Tales tragedias suscitan inevitablemente una pregunta: ¿merecía la pena? Pero ¿qué es lo que merece la pena? ¿Arriesgar la vida por una hazaña o por el país de uno? A Scott no le atraía mucho la idea de plantearse algo por el hecho de que constituyera una hazaña y nada más que una hazaña. Era preciso que, además, tuviera otro fin: el conocimiento. A Wilson las hazañas le atraían aún menos, y en los fragmentos de su diario que se reproducen en este libro llama poderosísimamente la atención el hecho de que no hiciera ningún comentario al enterarse de que los noruegos habían sido los primeros en llegar al polo.

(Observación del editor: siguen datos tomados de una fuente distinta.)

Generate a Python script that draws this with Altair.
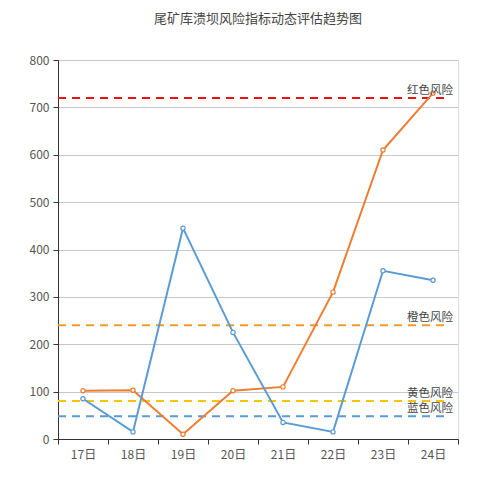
import altair as alt
import pandas as pd

DAYS = ["17日", "18日", "19日", "20日", "21日", "22日", "23日", "24日"]
BLUE_VALUES = [85, 15, 445, 225, 35, 15, 355, 335]
ORANGE_VALUES = [102, 103, 10, 102, 110, 310, 610, 730]

RISK_NAMES = ["红色风险", "橙色风险", "黄色风险", "蓝色风险"]
RISK_LEVELS = [720, 240, 80, 48]
RISK_COLORS = ["#ee1111", "#f39a2c", "#f7c400", "#5b9bd5"]

FONT = "Noto Sans CJK SC"

series = pd.DataFrame(
    [{"day": d, "value": v, "series": "指标B"} for d, v in zip(DAYS, ORANGE_VALUES)]
    + [{"day": d, "value": v, "series": "指标A"} for d, v in zip(DAYS, BLUE_VALUES)]
)
series["order"] = series["series"].map({"指标B": 0, "指标A": 1})
risks = pd.DataFrame({"name": RISK_NAMES, "level": RISK_LEVELS})

y_scale = alt.Scale(domain=[0, 800])

lines = (
    alt.Chart(series)
    .mark_line(
        strokeWidth=2,
        point=alt.OverlayMarkDef(filled=False, fill="white", size=18, strokeWidth=1.2),
    )
    .encode(
        x=alt.X(
            "day:N",
            sort=DAYS,
            title=None,
            scale=alt.Scale(type="band", paddingInner=0, paddingOuter=0),
            axis=alt.Axis(
                labelAngle=0,
                tickBand="extent",
                domainColor="#333",
                tickColor="#333",
                tickSize=5,
                labelColor="#555",
                labelFont=FONT,
                labelFontSize=12,
                labelPadding=5,
            ),
        ),
        y=alt.Y(
            "value:Q",
            title=None,
            scale=y_scale,
            axis=alt.Axis(
                values=list(range(0, 801, 100)),
                domainColor="#333",
                tickColor="#333",
                tickSize=5,
                gridColor="#c8c8c8",
                labelColor="#555",
                labelFont=FONT,
                labelFontSize=12,
                labelPadding=4,
            ),
        ),
        color=alt.Color(
            "series:N",
            scale=alt.Scale(domain=["指标A", "指标B"], range=["#5b9bd5", "#ed7d31"]),
            legend=None,
        ),
        detail="series:N",
        order="order:Q",
    )
)

rules = (
    alt.Chart(risks)
    .mark_rule(strokeWidth=2, strokeDash=[8, 6])
    .encode(
        y=alt.Y("level:Q", scale=y_scale),
        x=alt.value(0),
        x2=alt.value(392),
        color=alt.Color(
            "name:N",
            scale=alt.Scale(domain=RISK_NAMES, range=RISK_COLORS),
            legend=None,
        ),
    )
)

labels = (
    alt.Chart(risks)
    .mark_text(align="right", baseline="bottom", dy=-2, font=FONT, fontSize=11.5, color="#444")
    .encode(
        y=alt.Y("level:Q", scale=y_scale),
        x=alt.value(395),
        text="name:N",
    )
)

chart = (
    alt.layer(rules, lines, labels)
    .resolve_scale(color="independent")
    .properties(
        width=400,
        height=379,
        autosize=alt.AutoSizeParams(type="none"),
        padding={"left": 50, "top": 52, "right": 34, "bottom": 53},
        title=alt.TitleParams(
            "尾矿库溃坝风险指标动态评估趋势图",
            font=FONT,
            fontSize=13,
            fontWeight="normal",
            color="#444",
            frame="group",
            baseline="top",
            offset=28,
        ),
    )
    .configure_view(stroke=None)
    .configure(background="white")
)

chart.save("out.html", embed_options={"renderer": "svg", "actions": False})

Es como si pensara que en el fondo carecía de importancia. Y probablemente así fuera.
Sería muy oportuno que alguien abordara estas cuestiones y otras semejantes relacionadas con la vida polar. El polo ofrece abundante material para la psicología, pues presenta unos elementos únicos, sobre todo el aislamiento completo y los cuatro meses de oscuridad que hay todos los años. Incluso en Mesopotamia, una nación que llevaba largo tiempo sufriendo, insistió al final en que se hiciera todo lo necesario para cuidar y evacuar a enfermos y heridos. Pero en las regiones polares un hombre ha de hacerse a la idea de que puede acabar pudriéndose a causa del escorbuto (como le ocurrió a Evans) o verse obligado a mantenerse durante diez meses con medias raciones de foca y raciones completas de alimentos contaminados por tomaína (como les ocurrió a Campbell y sus hombres) sin que nadie del mundo exterior pueda acudir a socorrerle durante un año o más. Allí no existen las “heridas de nada”: si uno se rompe la pierna en el glaciar Beardmore, ha de pensar en la forma más conveniente de suicidarse, tanto por su propio bien como por el de sus compañeros.
El explorador polar ha de hacerse a la idea de que se verá obligado a pasar privaciones tanto sexual como socialmente. ¿En qué medida pueden constituir un sucedáneo el trabajo duro y lo que cabría en llamar la “imaginación dramática”? Compare el lector los pensamientos que nos venían a la cabeza cuando viajábamos, la forma en que soñábamos con comida por la noche, y ese instinto tan primario en virtud del cual perder una miga de galleta le causaba a uno un resquemor duradero. Noche tras noche compraba yo grandes bollos de chocolate en un puesto del andén de entrevías de la estación Hatfield, pero siempre me despertaba antes de darle un bocado. Algunos de mis compañeros tenían la suerte de no ser tan nerviosos y acababan comiéndose aquellos alimentos imaginarios.

Apsley Cherry-Garrard. El peor viaje del mundo. Ediciones B.